Los días se concatenan, y si bien mi cuerpo descansa, mi cerebro no deja
de trabajar. Da vueltas y vueltas sobre
las mismas cosas. Me parece que voy a
perder lo que pueda quedarme de mi salud mental. Debo estar jugándome bromas, ¿Cuál salud mental? Casi no puedo moverme (no tengo energías),
todo me requiere un esfuerzo tan brutal que, aunque logre sentarme, me voy
deslizando poco a poco hasta caer acostada. Me retuerzo preocupada de qué va a
ser de mí. La casa de mi hermana es un
refugio, por ahora, mientras ella pueda soportarme. Los viajes al médico, a la farmacia, me
debilitan y añaden a mi angustia, y al mal humor de ella, que tiene que
llevarme porque me da miedo conducir. La
lengua me pesa y no quiero hablar con nadie y mis amistades han dejado de
llamarme. Yo tengo la culpa porque no
quiero hablarles. Sorprendo a mi hermana
charlando por teléfono con una amiga sobre mi estado de salud, y reconozco por
su voz que lo ha dicho a todos: el sacrificio que es para ella el atenderme, estar
pendiente que coma, que me levante, que me bañe. Está cansada.
Con razón me digo, no la culpo, pero alguien tan privado como yo…
Si lograra levantarme y volver a ser quién era, ¿me miraran todos con
pena?
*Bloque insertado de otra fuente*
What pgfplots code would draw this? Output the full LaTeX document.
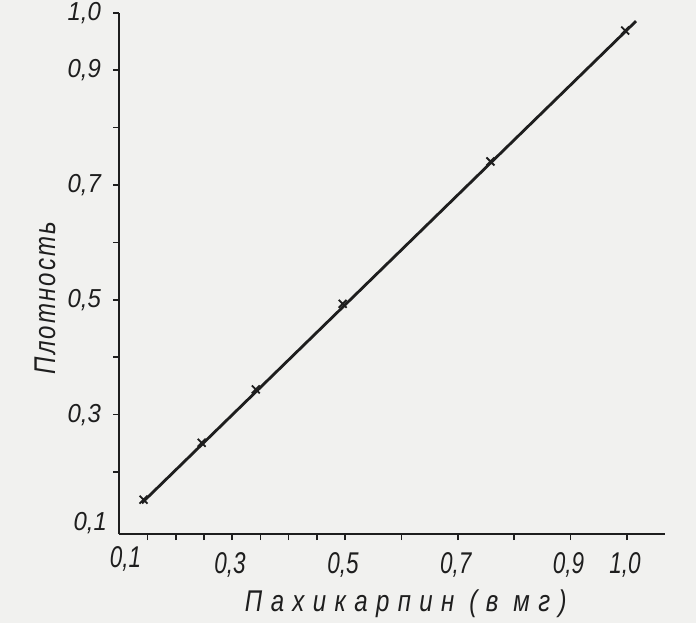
\documentclass[border=0pt]{standalone}
\usepackage{fontspec}
\setmainfont{Liberation Sans}
\newfontfamily\xtickfont{Liberation Sans}[FakeStretch=0.75]
\newfontfamily\ytickfont{Liberation Sans}[FakeStretch=0.92]
\newfontfamily\xlblfont{Liberation Sans}[FakeStretch=0.8,LetterSpace=28]
\newfontfamily\ylblfont{Liberation Sans}[FakeStretch=0.8,LetterSpace=7]
\usepackage{pgfplots}
\pgfplotsset{compat=1.18}
\definecolor{paper}{RGB}{241,241,239}
\definecolor{ink}{RGB}{30,30,30}

\begin{document}
\begin{tikzpicture}
\fill[paper] (-59.65pt,-44.5pt) rectangle (288.35pt,267.05pt);
\begin{axis}[
  at={(0pt,0pt)}, anchor=south west,
  scale only axis, width=272.85pt, height=260.7pt,
  xmin=0.1, xmax=1.0675, ymin=0.092, ymax=1.0,
  axis lines=left,
  axis line style={-, line width=1.1pt, ink},
  tick align=outside,
  tick style={ink, line width=0.8pt},
  major tick length=3pt, minor tick length=3pt,
  xtick={0.3,0.5,0.7,0.9,1.0},
  xticklabels={{0,3},{0,5},{0,7},{0,9},{1,0}},
  extra x ticks={0.1145},
  extra x tick labels={0{,}1},
  extra x tick style={major tick length=0pt},
  minor xtick={0.15,0.2,0.25,0.35,0.4,0.45,0.6,0.8},
  ytick={0.3,0.5,0.7,0.9,1.0},
  yticklabels={{0,3},{0,5},{0,7},{0,9},{1,0}},
  extra y ticks={0.111},
  extra y tick labels={0{,}1},
  extra y tick style={major tick length=0pt},
  minor ytick={0.2,0.4,0.6,0.8},
  xticklabel style={font=\xtickfont\fontsize{15}{15}\selectfont\itshape, text=ink, anchor=north, inner sep=0pt, yshift=-6pt, xshift=-1pt},
  yticklabel style={font=\ytickfont\fontsize{13}{13}\selectfont\itshape, text=ink, anchor=east, inner sep=0pt, xshift=-6pt},
  xlabel={Пахикарпин (в мг)},
  ylabel={Плотность},
  xlabel style={font=\xlblfont\fontsize{15}{15}\selectfont\itshape, text=ink, at={(axis description cs:0.525,-0.1343)}, anchor=center},
  ylabel style={font=\ylblfont\fontsize{15}{15}\selectfont\itshape, text=ink, at={(axis description cs:-0.1362,0.4527)}, anchor=center},
  clip=false,
]
% fitted straight line
\addplot[ink, line width=1.4pt] coordinates {(0.1397,0.1459) (1.0161,0.9853)};
% measured points
\addplot[only marks, mark=x, mark size=2.8pt, mark options={ink, line width=0.9pt}] coordinates {
  (0.143,0.152) (0.246,0.251) (0.342,0.344) (0.496,0.493) (0.758,0.741) (0.997,0.969)
};
\end{axis}
\pgfresetboundingbox
\path (-59.65pt,-44.5pt) rectangle (288.35pt,267.05pt);
\end{tikzpicture}
\end{document}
O realmente, sus simpatías están con mi hermana, con la lucha que lleva
conmigo. Quiero morirme, tengo que morirme, me digo. Dejo de tomar agua pensando que posiblemente
es la única forma en que me pueda dejar morir.
Afuera aúlla un perro e imagino que alerta sobre mi muerte. Cierro los ojos y entro al mundo de los que
duermen sin soñar, porque ya no sueño, ni tengo metas, ni fantasías y menos
aún, la ilusión de que pueda salvarme.